Current Status and Honest Scoping

Tier 1 verification (compilation byproducts) is architectural: the PSG computes these properties as part of standard elaboration and saturation. The language server displays them. This is the layer closest to implementation.

Tier 2 verification (scoped Hoare assertions) requires SMT solver integration. The Z3 solver is available; the integration with the Clef attribute syntax and the PSG’s coefficient infrastructure is in design. The attribute syntax shown in this entry is design-target, not yet implemented.

Tier 3 verification (restricted probabilistic fragment) requires the same Z3 integration plus the lemma library that supplies parameterized obligations for rejection-sampling termination, transcendental bounds, and nonlinear recurrences. The lemma library grows incrementally; each new lemma shrinks the conservative-finding region for every program whose PSG annotations fall within the lemma’s parameter types.

Tier 4 verification (probabilistic relational Hoare logic) requires the pRHL type checker and its Rocq-proved foundational rule library. Certificate generation in standards-compliant formats adds additional engineering surface. This is the most distant layer. The architecture accommodates it; the implementation is future work.
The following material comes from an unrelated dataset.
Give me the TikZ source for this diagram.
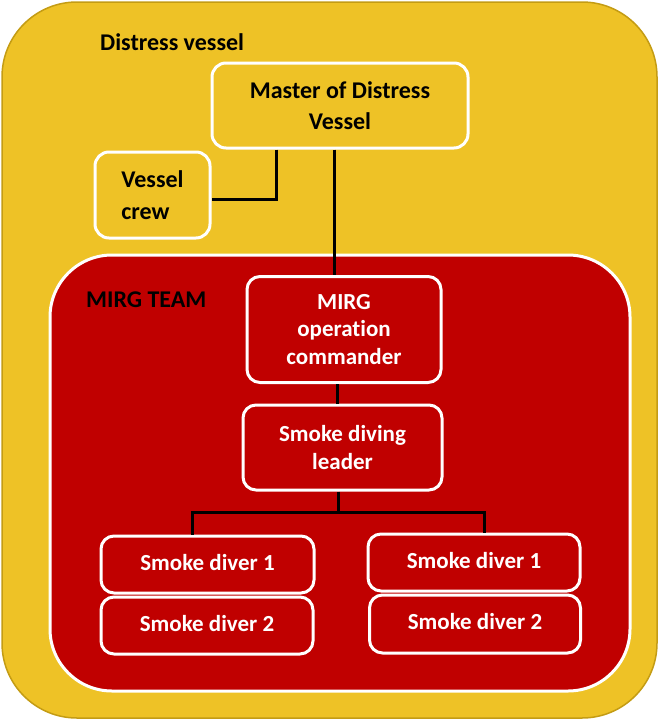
\documentclass[tikz,border=0pt]{standalone}
\usepackage{fontspec}
\setmainfont{Carlito}[Ligatures=NoCommon,RawFeature={-liga;-clig;-dlig}]
\definecolor{shipyellow}{RGB}{238,194,38}
\definecolor{shipedge}{RGB}{196,156,20}
\definecolor{teamred}{RGB}{192,0,0}
\begin{document}
\begin{tikzpicture}[x=1pt,y=-1pt,
  yellowbox/.style={draw=white, line width=3pt, fill=shipyellow, rounded corners=14pt,
    font=\fontsize{24}{33}\selectfont\bfseries, text=black, align=center, inner sep=0pt},
  redbox/.style={draw=white, line width=3pt, fill=teamred, rounded corners=13pt,
    font=\fontsize{23}{27.5}\selectfont\bfseries, text=white, align=center, inner sep=0pt},
  link/.style={draw=black, line width=3pt},
  title/.style={font=\fontsize{24}{28}\selectfont\bfseries, text=black, anchor=base west, inner sep=0pt}]
  \useasboundingbox (0,0) rectangle (659,720);

  % distress vessel area
  \draw[fill=shipyellow, draw=shipedge, line width=1.5pt, rounded corners=75pt]
    (2,2) rectangle (657,718);
  \node[title] (vesseltitle) at (100,50) {Distress vessel};

  % MIRG team area
  \draw[fill=teamred, draw=white, line width=3pt, rounded corners=62pt]
    (50,255) rectangle (630,691);
  \node[title] (teamtitle) at (86,307) {MIRG TEAM};

  % vessel boxes
  \node[yellowbox, minimum width=256pt, minimum height=85pt] (master) at (340,105.5)
    {\raisebox{-2pt}{Master of Distress}\\Vessel};
  \node[yellowbox, minimum width=115pt, minimum height=86pt, align=left, font=\fontsize{24}{32}\selectfont\bfseries] (crew) at (152.5,195)
    {Vessel\\crew};

  % team boxes
  \node[redbox, minimum width=194pt, minimum height=106pt] (commander) at (344,329.5)
    {MIRG\\operation\\commander};
  \node[redbox, minimum width=199pt, minimum height=85pt] (leader) at (342.5,447.5)
    {Smoke diving\\leader};
  \node[redbox, minimum width=213pt, minimum height=57pt, text depth=5pt] (la) at (207.5,564.5) {Smoke diver 1};
  \node[redbox, minimum width=212pt, minimum height=57pt, text depth=5pt] (lb) at (207,625.5) {Smoke diver 2};
  \node[redbox, minimum width=212pt, minimum height=57pt, text depth=5pt] (ra) at (474,562.5) {Smoke diver 1};
  \node[redbox, minimum width=211pt, minimum height=58pt, text depth=5pt] (rb) at (475,624) {Smoke diver 2};

  % connectors
  \draw[link] (master.south -| 276.5,0) |- (crew.east |- 0,199);
  \draw[link] (master.south -| 334,0) -- (commander.north -| 334,0);
  \draw[link] (commander.south -| 337,0) -- (leader.north -| 337,0);
  \coordinate (split) at (338,512);
  \draw[link] (leader.south -| split) -- (split);
  \draw[link] (la.north -| 192.5,0) |- (split) -| (ra.north -| 484.5,0);
\end{tikzpicture}
\end{document}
The graduated model is deliberate. Each tier delivers value independently. Tier 1 is useful for every program. Tier 2 is useful for safety-conscious engineering teams. Tier 3 is useful for regulated industries that need range proofs and termination guarantees. Tier 4 is useful for cryptographic protocol implementations that need game-based security proofs. An engineering team can begin with Tier 1 and add tiers as their domain requires, without rewriting their codebase or changing their development workflow.

The compilation sheaf design document treats the four tiers as four sheaves over the same compilation poset, distinguished by their stalk categories. The dual-pass architecture is the witnessing mechanism for global sections of each sheaf, and the consequence rule applied at every lowering pass is what makes the verification compose across the pipeline.